─── Record set ───
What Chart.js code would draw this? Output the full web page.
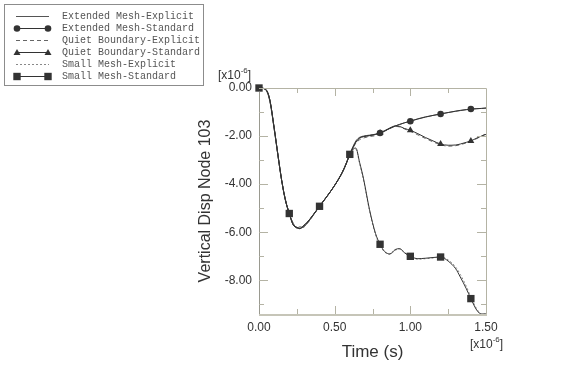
───
─── Record set ───
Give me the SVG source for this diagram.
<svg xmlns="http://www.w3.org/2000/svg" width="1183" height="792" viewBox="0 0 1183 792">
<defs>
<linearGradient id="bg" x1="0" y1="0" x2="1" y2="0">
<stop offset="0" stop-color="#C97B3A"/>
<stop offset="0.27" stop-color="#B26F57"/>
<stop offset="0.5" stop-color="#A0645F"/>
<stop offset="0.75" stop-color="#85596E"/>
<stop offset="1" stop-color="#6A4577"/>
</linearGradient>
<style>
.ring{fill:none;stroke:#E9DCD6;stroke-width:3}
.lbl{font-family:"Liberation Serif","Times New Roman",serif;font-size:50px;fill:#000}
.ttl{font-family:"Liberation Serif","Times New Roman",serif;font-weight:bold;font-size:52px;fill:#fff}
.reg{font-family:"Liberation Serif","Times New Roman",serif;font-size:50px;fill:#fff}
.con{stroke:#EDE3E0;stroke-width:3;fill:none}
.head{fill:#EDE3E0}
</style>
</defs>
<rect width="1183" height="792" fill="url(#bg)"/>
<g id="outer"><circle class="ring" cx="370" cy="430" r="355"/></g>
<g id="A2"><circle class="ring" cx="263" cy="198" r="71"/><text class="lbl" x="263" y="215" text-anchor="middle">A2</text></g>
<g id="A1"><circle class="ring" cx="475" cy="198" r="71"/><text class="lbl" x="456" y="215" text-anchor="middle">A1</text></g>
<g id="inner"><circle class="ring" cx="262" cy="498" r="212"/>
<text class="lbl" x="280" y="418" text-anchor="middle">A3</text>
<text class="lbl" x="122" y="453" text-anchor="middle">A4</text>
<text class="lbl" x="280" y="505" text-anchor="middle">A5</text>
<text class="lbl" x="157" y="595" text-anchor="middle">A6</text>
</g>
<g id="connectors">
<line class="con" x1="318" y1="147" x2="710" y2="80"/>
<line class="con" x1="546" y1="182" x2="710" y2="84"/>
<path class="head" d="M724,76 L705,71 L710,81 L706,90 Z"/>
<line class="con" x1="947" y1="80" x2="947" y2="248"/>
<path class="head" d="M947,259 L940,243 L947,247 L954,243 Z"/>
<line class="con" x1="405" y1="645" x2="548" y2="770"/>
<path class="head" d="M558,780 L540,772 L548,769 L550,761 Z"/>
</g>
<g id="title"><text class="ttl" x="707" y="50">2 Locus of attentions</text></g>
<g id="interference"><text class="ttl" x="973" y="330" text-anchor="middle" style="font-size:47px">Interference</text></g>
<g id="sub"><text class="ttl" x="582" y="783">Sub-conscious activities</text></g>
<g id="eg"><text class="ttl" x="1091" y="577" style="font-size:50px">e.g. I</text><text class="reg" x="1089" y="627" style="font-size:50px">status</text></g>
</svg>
───
### Directions
Only lines with the string "this" belong in your answer; copy each one.

### Solved exercise
What Chart.js code would draw this? Output the full web page.
Give me the SVG source for this diagram.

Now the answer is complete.